Provided material =
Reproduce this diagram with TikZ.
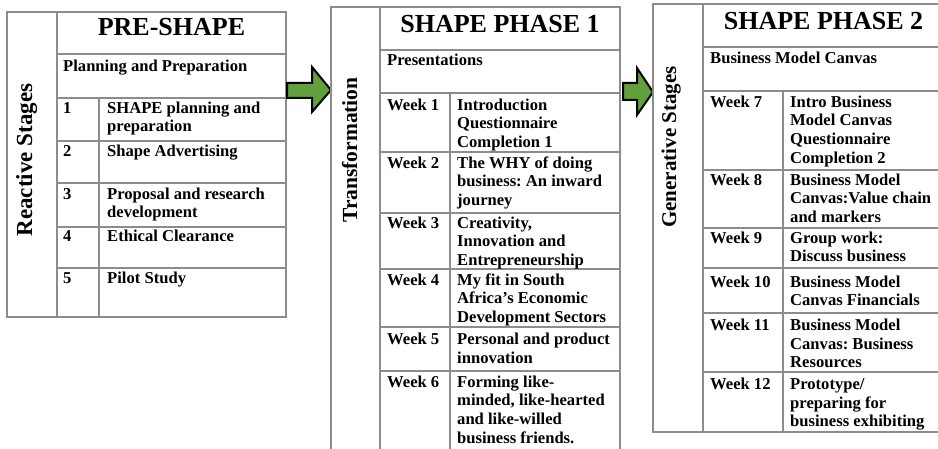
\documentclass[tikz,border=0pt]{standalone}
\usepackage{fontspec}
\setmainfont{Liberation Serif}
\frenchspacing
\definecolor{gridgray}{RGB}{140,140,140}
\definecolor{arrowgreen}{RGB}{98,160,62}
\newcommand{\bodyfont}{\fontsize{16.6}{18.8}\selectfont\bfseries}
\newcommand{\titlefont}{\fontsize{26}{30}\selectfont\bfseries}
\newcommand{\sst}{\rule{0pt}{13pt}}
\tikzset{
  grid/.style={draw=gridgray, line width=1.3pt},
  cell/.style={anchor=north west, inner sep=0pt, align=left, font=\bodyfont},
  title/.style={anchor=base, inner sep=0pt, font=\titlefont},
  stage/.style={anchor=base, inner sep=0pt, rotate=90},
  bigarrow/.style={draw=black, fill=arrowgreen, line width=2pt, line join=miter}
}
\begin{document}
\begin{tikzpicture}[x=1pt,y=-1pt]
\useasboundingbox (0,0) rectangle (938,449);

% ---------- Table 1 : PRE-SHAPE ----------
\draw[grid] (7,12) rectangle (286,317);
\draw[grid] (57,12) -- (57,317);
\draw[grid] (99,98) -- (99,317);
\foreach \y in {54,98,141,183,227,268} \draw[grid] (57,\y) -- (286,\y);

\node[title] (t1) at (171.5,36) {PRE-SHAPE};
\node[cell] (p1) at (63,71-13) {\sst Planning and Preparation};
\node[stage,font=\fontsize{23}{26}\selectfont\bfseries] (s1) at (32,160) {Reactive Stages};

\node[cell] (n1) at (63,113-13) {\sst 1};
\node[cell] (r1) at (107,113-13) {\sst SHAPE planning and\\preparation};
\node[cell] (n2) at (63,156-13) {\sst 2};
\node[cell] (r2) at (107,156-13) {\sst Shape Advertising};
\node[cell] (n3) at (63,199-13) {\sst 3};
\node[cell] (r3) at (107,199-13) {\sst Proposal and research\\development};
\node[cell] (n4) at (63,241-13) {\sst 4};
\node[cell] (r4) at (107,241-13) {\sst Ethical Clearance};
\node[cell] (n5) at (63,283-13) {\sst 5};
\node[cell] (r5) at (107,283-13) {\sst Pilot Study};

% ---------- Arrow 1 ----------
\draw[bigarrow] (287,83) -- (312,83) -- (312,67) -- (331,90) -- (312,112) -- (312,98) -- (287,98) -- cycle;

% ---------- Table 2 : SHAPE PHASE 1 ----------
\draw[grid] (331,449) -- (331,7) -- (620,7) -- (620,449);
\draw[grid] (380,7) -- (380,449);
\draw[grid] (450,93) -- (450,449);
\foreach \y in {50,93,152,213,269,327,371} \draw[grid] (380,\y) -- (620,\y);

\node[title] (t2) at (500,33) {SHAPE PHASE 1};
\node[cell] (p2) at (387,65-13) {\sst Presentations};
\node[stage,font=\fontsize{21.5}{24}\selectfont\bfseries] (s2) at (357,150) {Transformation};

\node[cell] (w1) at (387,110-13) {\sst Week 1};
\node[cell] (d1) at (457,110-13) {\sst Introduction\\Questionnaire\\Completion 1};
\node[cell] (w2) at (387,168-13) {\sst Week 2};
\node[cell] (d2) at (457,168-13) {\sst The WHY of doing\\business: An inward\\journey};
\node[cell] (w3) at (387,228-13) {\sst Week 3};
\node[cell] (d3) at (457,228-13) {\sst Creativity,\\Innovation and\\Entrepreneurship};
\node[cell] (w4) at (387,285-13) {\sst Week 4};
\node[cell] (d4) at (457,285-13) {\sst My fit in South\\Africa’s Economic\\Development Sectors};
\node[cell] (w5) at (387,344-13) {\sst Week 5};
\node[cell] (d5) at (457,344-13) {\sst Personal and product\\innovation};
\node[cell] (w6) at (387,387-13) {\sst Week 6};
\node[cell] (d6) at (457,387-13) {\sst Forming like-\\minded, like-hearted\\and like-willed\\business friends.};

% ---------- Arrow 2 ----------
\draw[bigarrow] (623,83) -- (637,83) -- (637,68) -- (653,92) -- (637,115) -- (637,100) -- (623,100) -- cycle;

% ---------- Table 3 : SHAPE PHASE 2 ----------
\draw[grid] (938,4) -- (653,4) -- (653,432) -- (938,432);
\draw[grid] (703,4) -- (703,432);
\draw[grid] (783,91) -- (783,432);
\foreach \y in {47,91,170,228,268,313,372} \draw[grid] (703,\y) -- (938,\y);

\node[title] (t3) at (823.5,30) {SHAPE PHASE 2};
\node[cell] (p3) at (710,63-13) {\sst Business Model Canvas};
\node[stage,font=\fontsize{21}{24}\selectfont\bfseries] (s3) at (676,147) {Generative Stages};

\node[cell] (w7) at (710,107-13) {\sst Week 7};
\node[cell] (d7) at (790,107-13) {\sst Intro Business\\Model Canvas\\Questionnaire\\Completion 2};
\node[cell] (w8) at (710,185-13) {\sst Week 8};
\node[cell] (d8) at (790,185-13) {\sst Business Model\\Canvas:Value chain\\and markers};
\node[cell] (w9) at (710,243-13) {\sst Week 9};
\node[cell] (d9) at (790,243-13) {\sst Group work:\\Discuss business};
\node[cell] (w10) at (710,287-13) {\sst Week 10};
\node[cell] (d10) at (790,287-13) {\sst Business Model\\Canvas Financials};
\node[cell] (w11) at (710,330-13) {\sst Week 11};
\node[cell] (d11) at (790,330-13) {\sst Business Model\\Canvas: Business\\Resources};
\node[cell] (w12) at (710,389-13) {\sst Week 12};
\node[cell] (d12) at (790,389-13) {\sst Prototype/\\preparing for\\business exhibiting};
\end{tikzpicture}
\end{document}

Requirement =
Leave out the pictures. Transcribe only the lines above, from the first through the one that contains "(380,\y) -- (620,\y);".

Answer to this exercise =
Reproduce this diagram with TikZ.
\documentclass[tikz,border=0pt]{standalone}
\usepackage{fontspec}
\setmainfont{Liberation Serif}
\frenchspacing
\definecolor{gridgray}{RGB}{140,140,140}
\definecolor{arrowgreen}{RGB}{98,160,62}
\newcommand{\bodyfont}{\fontsize{16.6}{18.8}\selectfont\bfseries}
\newcommand{\titlefont}{\fontsize{26}{30}\selectfont\bfseries}
\newcommand{\sst}{\rule{0pt}{13pt}}
\tikzset{
  grid/.style={draw=gridgray, line width=1.3pt},
  cell/.style={anchor=north west, inner sep=0pt, align=left, font=\bodyfont},
  title/.style={anchor=base, inner sep=0pt, font=\titlefont},
  stage/.style={anchor=base, inner sep=0pt, rotate=90},
  bigarrow/.style={draw=black, fill=arrowgreen, line width=2pt, line join=miter}
}
\begin{document}
\begin{tikzpicture}[x=1pt,y=-1pt]
\useasboundingbox (0,0) rectangle (938,449);

% ---------- Table 1 : PRE-SHAPE ----------
\draw[grid] (7,12) rectangle (286,317);
\draw[grid] (57,12) -- (57,317);
\draw[grid] (99,98) -- (99,317);
\foreach \y in {54,98,141,183,227,268} \draw[grid] (57,\y) -- (286,\y);

\node[title] (t1) at (171.5,36) {PRE-SHAPE};
\node[cell] (p1) at (63,71-13) {\sst Planning and Preparation};
\node[stage,font=\fontsize{23}{26}\selectfont\bfseries] (s1) at (32,160) {Reactive Stages};

\node[cell] (n1) at (63,113-13) {\sst 1};
\node[cell] (r1) at (107,113-13) {\sst SHAPE planning and\\preparation};
\node[cell] (n2) at (63,156-13) {\sst 2};
\node[cell] (r2) at (107,156-13) {\sst Shape Advertising};
\node[cell] (n3) at (63,199-13) {\sst 3};
\node[cell] (r3) at (107,199-13) {\sst Proposal and research\\development};
\node[cell] (n4) at (63,241-13) {\sst 4};
\node[cell] (r4) at (107,241-13) {\sst Ethical Clearance};
\node[cell] (n5) at (63,283-13) {\sst 5};
\node[cell] (r5) at (107,283-13) {\sst Pilot Study};

% ---------- Arrow 1 ----------
\draw[bigarrow] (287,83) -- (312,83) -- (312,67) -- (331,90) -- (312,112) -- (312,98) -- (287,98) -- cycle;

% ---------- Table 2 : SHAPE PHASE 1 ----------
\draw[grid] (331,449) -- (331,7) -- (620,7) -- (620,449);
\draw[grid] (380,7) -- (380,449);
\draw[grid] (450,93) -- (450,449);
\foreach \y in {50,93,152,213,269,327,371} \draw[grid] (380,\y) -- (620,\y);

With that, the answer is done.